Repeat each entry as written and leave the images out of the copy.
•••
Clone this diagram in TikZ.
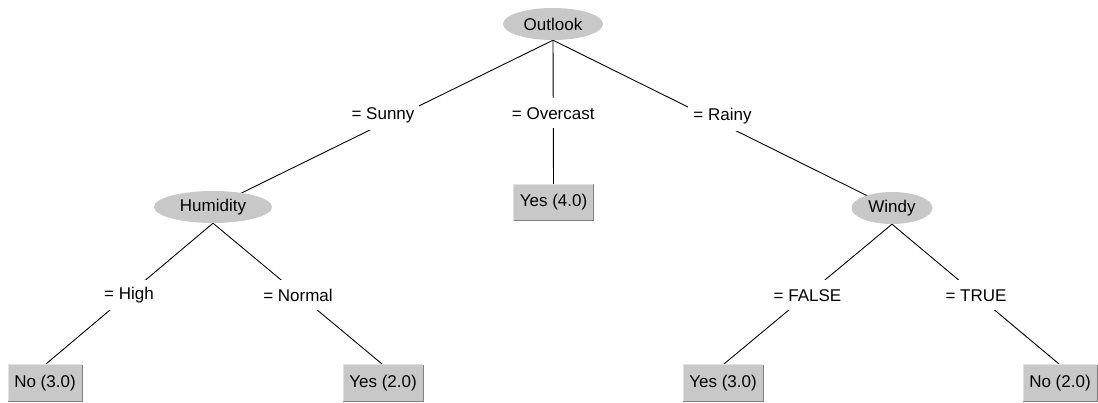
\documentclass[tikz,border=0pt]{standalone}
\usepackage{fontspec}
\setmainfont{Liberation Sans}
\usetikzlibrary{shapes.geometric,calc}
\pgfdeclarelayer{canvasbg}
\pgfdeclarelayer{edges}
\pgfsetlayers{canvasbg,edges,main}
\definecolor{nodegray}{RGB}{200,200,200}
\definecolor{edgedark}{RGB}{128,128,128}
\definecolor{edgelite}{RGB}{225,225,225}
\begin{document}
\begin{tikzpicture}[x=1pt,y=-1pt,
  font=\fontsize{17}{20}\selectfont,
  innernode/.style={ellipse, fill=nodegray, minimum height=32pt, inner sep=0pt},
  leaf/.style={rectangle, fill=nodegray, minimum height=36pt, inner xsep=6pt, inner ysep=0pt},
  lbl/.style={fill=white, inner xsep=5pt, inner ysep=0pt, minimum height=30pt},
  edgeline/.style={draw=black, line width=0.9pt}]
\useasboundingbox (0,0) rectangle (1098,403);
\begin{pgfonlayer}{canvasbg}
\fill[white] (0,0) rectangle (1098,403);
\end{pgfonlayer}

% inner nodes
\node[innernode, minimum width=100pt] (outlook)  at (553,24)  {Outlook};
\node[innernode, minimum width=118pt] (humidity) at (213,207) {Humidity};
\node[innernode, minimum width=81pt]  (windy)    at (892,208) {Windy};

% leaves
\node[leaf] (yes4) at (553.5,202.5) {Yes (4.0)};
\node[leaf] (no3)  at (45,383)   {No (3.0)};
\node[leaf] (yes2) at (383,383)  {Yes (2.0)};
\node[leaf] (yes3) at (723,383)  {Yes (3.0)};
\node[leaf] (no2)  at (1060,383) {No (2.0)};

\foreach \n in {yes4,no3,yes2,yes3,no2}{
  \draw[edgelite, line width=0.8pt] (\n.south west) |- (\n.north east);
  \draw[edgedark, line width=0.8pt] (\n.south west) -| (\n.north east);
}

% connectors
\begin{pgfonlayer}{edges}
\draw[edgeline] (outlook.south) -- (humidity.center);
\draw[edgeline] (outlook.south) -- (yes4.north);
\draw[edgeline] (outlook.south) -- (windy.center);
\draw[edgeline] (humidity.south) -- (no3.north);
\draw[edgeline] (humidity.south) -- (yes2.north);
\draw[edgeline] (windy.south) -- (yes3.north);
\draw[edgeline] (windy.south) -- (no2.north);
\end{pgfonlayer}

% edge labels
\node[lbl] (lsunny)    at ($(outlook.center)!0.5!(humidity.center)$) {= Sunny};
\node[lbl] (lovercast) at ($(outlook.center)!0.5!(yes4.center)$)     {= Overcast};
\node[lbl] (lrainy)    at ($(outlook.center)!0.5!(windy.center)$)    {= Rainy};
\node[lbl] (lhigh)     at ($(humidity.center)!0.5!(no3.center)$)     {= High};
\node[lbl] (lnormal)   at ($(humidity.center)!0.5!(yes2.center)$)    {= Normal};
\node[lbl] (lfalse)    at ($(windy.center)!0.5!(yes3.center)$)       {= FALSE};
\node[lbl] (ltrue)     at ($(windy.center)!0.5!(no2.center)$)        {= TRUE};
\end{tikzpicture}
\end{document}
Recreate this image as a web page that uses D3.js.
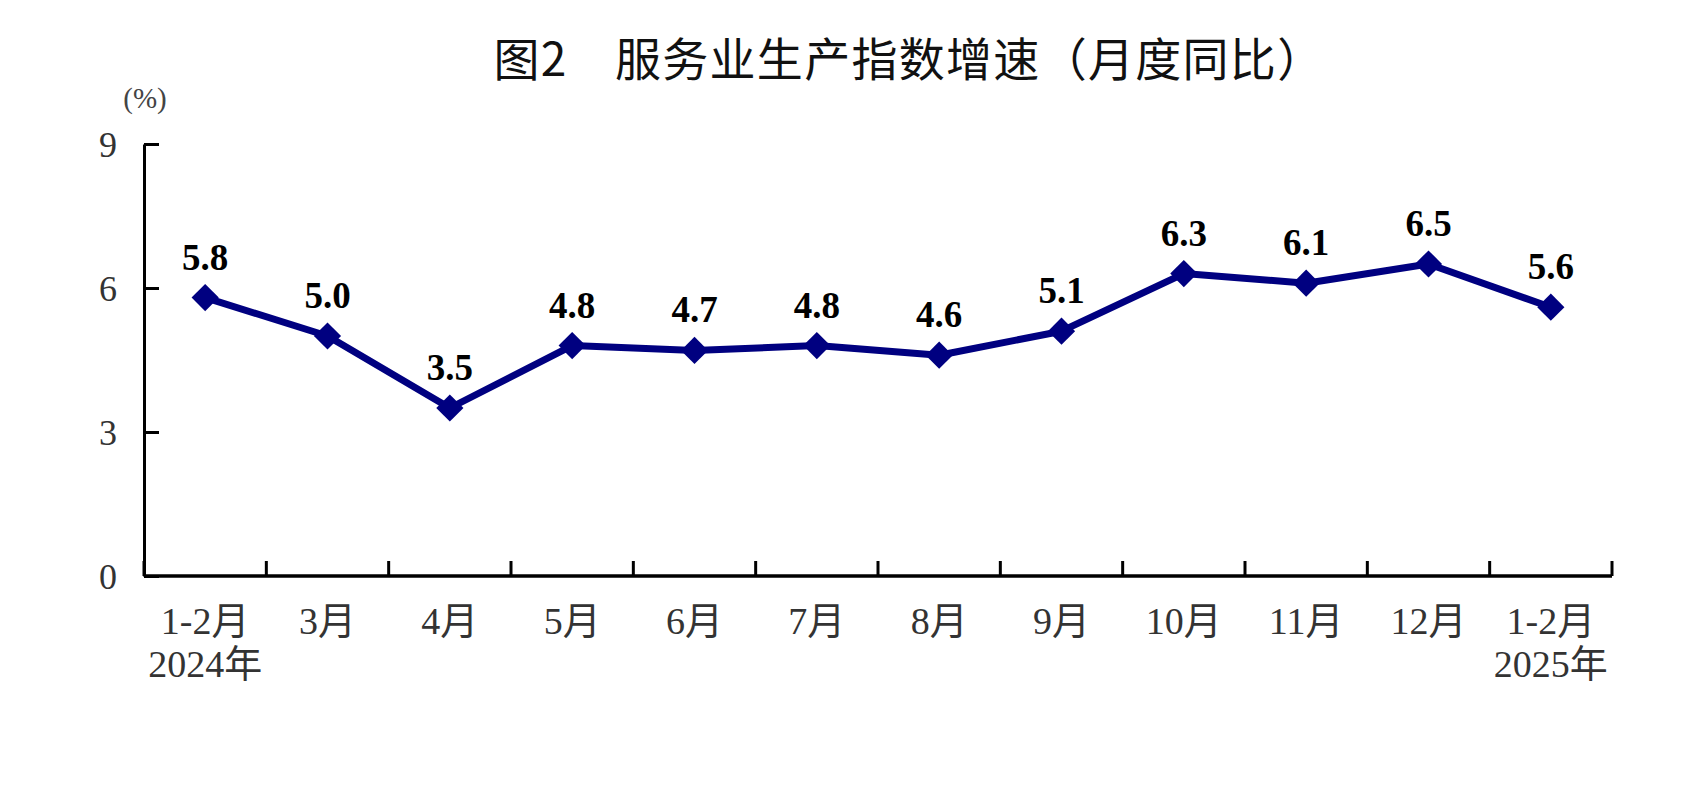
•••
• Answer to the exercise:
Clone this diagram in TikZ.
\documentclass[tikz,border=0pt]{standalone}
\usepackage{fontspec}
\setmainfont{Liberation Sans}
\usetikzlibrary{shapes.geometric,calc}
\pgfdeclarelayer{canvasbg}
\pgfdeclarelayer{edges}
\pgfsetlayers{canvasbg,edges,main}
\definecolor{nodegray}{RGB}{200,200,200}
\definecolor{edgedark}{RGB}{128,128,128}
\definecolor{edgelite}{RGB}{225,225,225}
\begin{document}
\begin{tikzpicture}[x=1pt,y=-1pt,
  font=\fontsize{17}{20}\selectfont,
  innernode/.style={ellipse, fill=nodegray, minimum height=32pt, inner sep=0pt},
  leaf/.style={rectangle, fill=nodegray, minimum height=36pt, inner xsep=6pt, inner ysep=0pt},
  lbl/.style={fill=white, inner xsep=5pt, inner ysep=0pt, minimum height=30pt},
  edgeline/.style={draw=black, line width=0.9pt}]
\useasboundingbox (0,0) rectangle (1098,403);
\begin{pgfonlayer}{canvasbg}
\fill[white] (0,0) rectangle (1098,403);
\end{pgfonlayer}

% inner nodes
\node[innernode, minimum width=100pt] (outlook)  at (553,24)  {Outlook};
\node[innernode, minimum width=118pt] (humidity) at (213,207) {Humidity};
\node[innernode, minimum width=81pt]  (windy)    at (892,208) {Windy};

% leaves
\node[leaf] (yes4) at (553.5,202.5) {Yes (4.0)};
\node[leaf] (no3)  at (45,383)   {No (3.0)};
\node[leaf] (yes2) at (383,383)  {Yes (2.0)};
\node[leaf] (yes3) at (723,383)  {Yes (3.0)};
\node[leaf] (no2)  at (1060,383) {No (2.0)};

\foreach \n in {yes4,no3,yes2,yes3,no2}{
  \draw[edgelite, line width=0.8pt] (\n.south west) |- (\n.north east);
  \draw[edgedark, line width=0.8pt] (\n.south west) -| (\n.north east);
}

% connectors
\begin{pgfonlayer}{edges}
\draw[edgeline] (outlook.south) -- (humidity.center);
\draw[edgeline] (outlook.south) -- (yes4.north);
\draw[edgeline] (outlook.south) -- (windy.center);
\draw[edgeline] (humidity.south) -- (no3.north);
\draw[edgeline] (humidity.south) -- (yes2.north);
\draw[edgeline] (windy.south) -- (yes3.north);
\draw[edgeline] (windy.south) -- (no2.north);
\end{pgfonlayer}

% edge labels
\node[lbl] (lsunny)    at ($(outlook.center)!0.5!(humidity.center)$) {= Sunny};
\node[lbl] (lovercast) at ($(outlook.center)!0.5!(yes4.center)$)     {= Overcast};
\node[lbl] (lrainy)    at ($(outlook.center)!0.5!(windy.center)$)    {= Rainy};
\node[lbl] (lhigh)     at ($(humidity.center)!0.5!(no3.center)$)     {= High};
\node[lbl] (lnormal)   at ($(humidity.center)!0.5!(yes2.center)$)    {= Normal};
\node[lbl] (lfalse)    at ($(windy.center)!0.5!(yes3.center)$)       {= FALSE};
\node[lbl] (ltrue)     at ($(windy.center)!0.5!(no2.center)$)        {= TRUE};
\end{tikzpicture}
\end{document}
Recreate this image as a web page that uses D3.js.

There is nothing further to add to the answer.